Locate the lines that hold the string "this". Copy every such line.

# start of SOURCE DATA

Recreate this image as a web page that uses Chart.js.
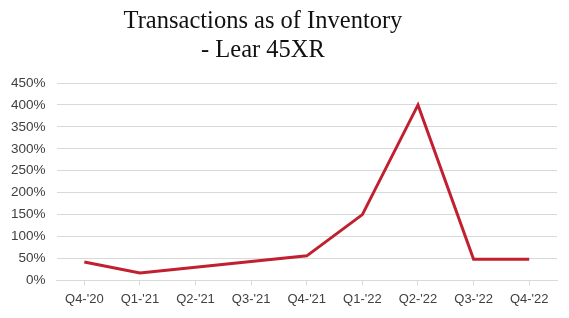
<!DOCTYPE html>
<html>
<head>
<meta charset="utf-8">
<script src="https://cdn.jsdelivr.net/npm/chart.js@4/dist/chart.umd.min.js"></script>
<style>
  html, body { margin: 0; padding: 0; background: #fff; }
  #wrap { width: 569px; height: 318px; position: relative; }
  #chartTitle {
    position: absolute; top: 5px; left: 0; width: 526px;
    text-align: center; color: #111;
    font-family: 'Liberation Serif', serif; font-size: 24.5px; line-height: 29px;
  }
</style>
</head>
<body>
<div id="wrap">
  <div id="chartTitle"></div>
  <canvas id="txChart"></canvas>
</div>
<script>
// quarters and transactions as % of inventory
var quarters = ["Q4-'20", "Q1-'21", "Q2-'21", "Q3-'21", "Q4-'21", "Q1-'22", "Q2-'22", "Q3-'22", "Q4-'22"];
var txPct = [42, 17, 30, 43, 56, 150, 400, 48, 48];
var titleLines = ['Transactions as of Inventory', '- Lear 45XR'];

var lineRed = '#C0202F';

document.getElementById('chartTitle').innerHTML = titleLines.join('<br>');

var ctx = document.getElementById('txChart');
var txChart = new Chart(ctx, {
    type: 'line',
    data: {
        labels: quarters,
        datasets: [{
            label: 'Transactions',
            data: txPct,
            borderColor: lineRed,
            borderWidth: 3,
            pointRadius: 0,
            tension: 0,
            fill: false
        }]
    },
    options: {
        responsive: true,
        maintainAspectRatio: false,
        animation: false,
        layout: { padding: { left: 0, right: 12, top: 83, bottom: 5 } },
        plugins: {
            legend: { display: false },
            tooltip: { enabled: false },
            title: { display: false }
        },
        scales: {
            x: {
                offset: true,
                grid: { offset: false, drawOnChartArea: false, drawTicks: true, tickLength: 5, color: '#d9d9d9' },
                border: { color: '#d9d9d9' },
                ticks: { color: '#404040', font: { family: 'Liberation Sans', size: 13 }, maxRotation: 0, padding: 6 }
            },
            y: {
                min: 0,
                max: 450,
                ticks: {
                    stepSize: 50,
                    color: '#404040',
                    font: { family: 'Liberation Sans', size: 13.5 },
                    padding: 11,
                    callback: function (v) { return v + '%'; }
                },
                grid: { color: '#d9d9d9', drawTicks: false },
                border: { display: false }
            }
        }
    }
});
</script>
</body>
</html>
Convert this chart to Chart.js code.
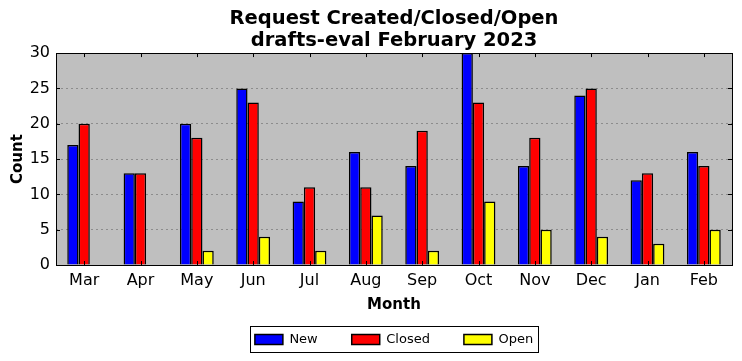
<!DOCTYPE html>
<html>
<head>
<meta charset="utf-8">
<script src="https://cdn.jsdelivr.net/npm/chart.js@4/dist/chart.umd.min.js"></script>
<style>
  html, body { margin: 0; padding: 0; background: #fff; }
  #chart { display: block; }
</style>
</head>
<body>
<canvas id="chart" width="742" height="361"></canvas>
<script>
// chart data
const months = ['Mar', 'Apr', 'May', 'Jun', 'Jul', 'Aug', 'Sep', 'Oct', 'Nov', 'Dec', 'Jan', 'Feb'];
const newCounts = [17, 13, 20, 25, 9, 16, 14, 30, 14, 24, 12, 16];
const closedCounts = [20, 13, 18, 23, 11, 11, 19, 23, 18, 25, 13, 14];
const openCounts = [0, 0, 2, 4, 2, 7, 2, 9, 5, 4, 3, 5];
const yTicks = [0, 5, 10, 15, 20, 25, 30];

const FONT = "'DejaVu Sans', sans-serif";
const LEGEND_PAD = 34;

// grey plot background + black frame with inward ticks (classic look)
const framePlugin = {
    id: 'frame',
    afterLayout(chart) {
        // legend keeps its wide item spacing, but sits higher than its padding would put it
        const lg = chart.legend;
        if (lg) lg.top -= (LEGEND_PAD - 22);
    },
    beforeDraw(chart) {
        const { ctx, chartArea: a } = chart;
        ctx.save();
        ctx.fillStyle = '#bfbfbf';
        ctx.fillRect(a.left, a.top, a.right - a.left, a.bottom - a.top);
        ctx.restore();
    },
    afterDatasetsDraw(chart) {
        const { ctx, chartArea: a, scales } = chart;
        ctx.save();
        ctx.strokeStyle = '#000';
        ctx.lineWidth = 1;
        ctx.beginPath();
        scales.x.ticks.forEach((t, i) => {
            const px = Math.round(scales.x.getPixelForTick(i)) + 0.5;
            ctx.moveTo(px, a.top);
            ctx.lineTo(px, a.top + 4);
            ctx.moveTo(px, a.bottom);
            ctx.lineTo(px, a.bottom - 4);
        });
        yTicks.forEach(v => {
            const py = Math.round(scales.y.getPixelForValue(v)) + 0.5;
            ctx.moveTo(a.left, py);
            ctx.lineTo(a.left + 4, py);
            ctx.moveTo(a.right, py);
            ctx.lineTo(a.right - 4, py);
        });
        ctx.stroke();
        ctx.strokeRect(Math.round(a.left) + 0.5, Math.round(a.top) + 0.5,
            Math.round(a.right - a.left), Math.round(a.bottom - a.top));
        ctx.restore();
    },
    afterDraw(chart) {
        // box around the legend
        const boxes = chart.legend && chart.legend.legendHitBoxes;
        if (!boxes || !boxes.length) return;
        const left = Math.min(...boxes.map(b => b.left)) - 5;
        const right = Math.max(...boxes.map(b => b.left + b.width)) + 5;
        const top = Math.min(...boxes.map(b => b.top)) - 7;
        const bottom = Math.max(...boxes.map(b => b.top + b.height)) + 6;
        const { ctx } = chart;
        ctx.save();
        ctx.strokeStyle = '#000';
        ctx.lineWidth = 1;
        ctx.strokeRect(Math.round(left) + 0.5, Math.round(top) + 0.5,
            Math.round(right - left), Math.round(bottom - top));
        ctx.restore();
    }
};

const makeSet = (label, data, color) => ({
    label,
    data,
    backgroundColor: color,
    borderColor: '#000',
    borderWidth: 1.5,
    borderSkipped: 'bottom',
    categoryPercentage: 0.6,
    barPercentage: 1.0
});

new Chart(document.getElementById('chart'), {
    type: 'bar',
    data: {
        labels: months,
        datasets: [
            makeSet('New', newCounts, '#0000ff'),
            makeSet('Closed', closedCounts, '#ff0000'),
            makeSet('Open', openCounts, '#ffff00')
        ]
    },
    options: {
        responsive: false,
        animation: false,
        devicePixelRatio: 1,
        layout: { padding: { left: 0, right: 10, top: 0, bottom: 10 } },
        plugins: {
            title: {
                display: true,
                fullSize: false,
                text: ['Request Created/Closed/Open', 'drafts-eval February 2023'],
                color: '#000',
                font: { family: FONT, size: 19.5, weight: 'bold', lineHeight: 1.13 },
                padding: { top: 8, bottom: 1 }
            },
            legend: {
                position: 'bottom',
                fullSize: false,
                maxHeight: 40,
                labels: {
                    color: '#000',
                    font: { family: FONT, size: 13 },
                    boxWidth: 28,
                    boxHeight: 10,
                    padding: LEGEND_PAD
                }
            },
            tooltip: { enabled: false }
        },
        scales: {
            x: {
                afterFit(scale) { scale.height = 46; },
                grid: { display: false, drawTicks: false },
                border: { display: false },
                ticks: {
                    color: '#000',
                    font: { family: FONT, size: 16 },
                    padding: 6,
                    maxRotation: 0
                },
                title: {
                    display: true,
                    text: 'Month',
                    color: '#000',
                    font: { family: FONT, size: 15, weight: 'bold' },
                    padding: { top: 0, bottom: -3 }
                }
            },
            y: {
                min: 0,
                max: 30,
                afterFit(scale) { scale.width = 56; },
                afterBuildTicks(scale) { scale.ticks = yTicks.map(v => ({ value: v })); },
                grid: {
                    color: '#8c8c8c',
                    lineWidth: 1,
                    drawTicks: false
                },
                border: { display: false, dash: [2, 3] },
                ticks: {
                    color: '#000',
                    font: { family: FONT, size: 16 },
                    padding: 6
                },
                title: {
                    display: true,
                    text: 'Count',
                    color: '#000',
                    font: { family: FONT, size: 15, weight: 'bold' },
                    padding: { top: 9, bottom: 4 }
                }
            }
        }
    },
    plugins: [framePlugin]
});
</script>
</body>
</html>
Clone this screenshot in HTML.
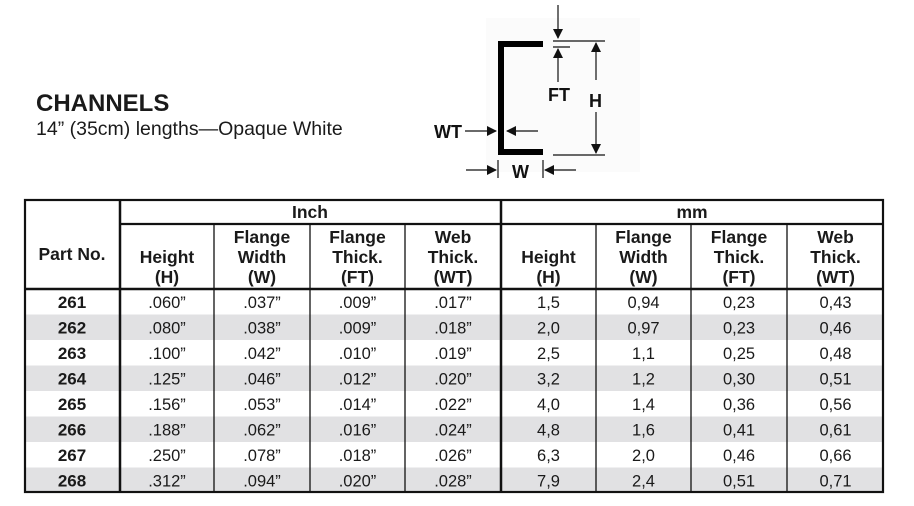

# end of SOURCE DATA

◆ FINISHED ANSWER ◆
Recreate this image as a web page that uses Chart.js.
Convert this chart to Chart.js code.
Clone this screenshot in HTML.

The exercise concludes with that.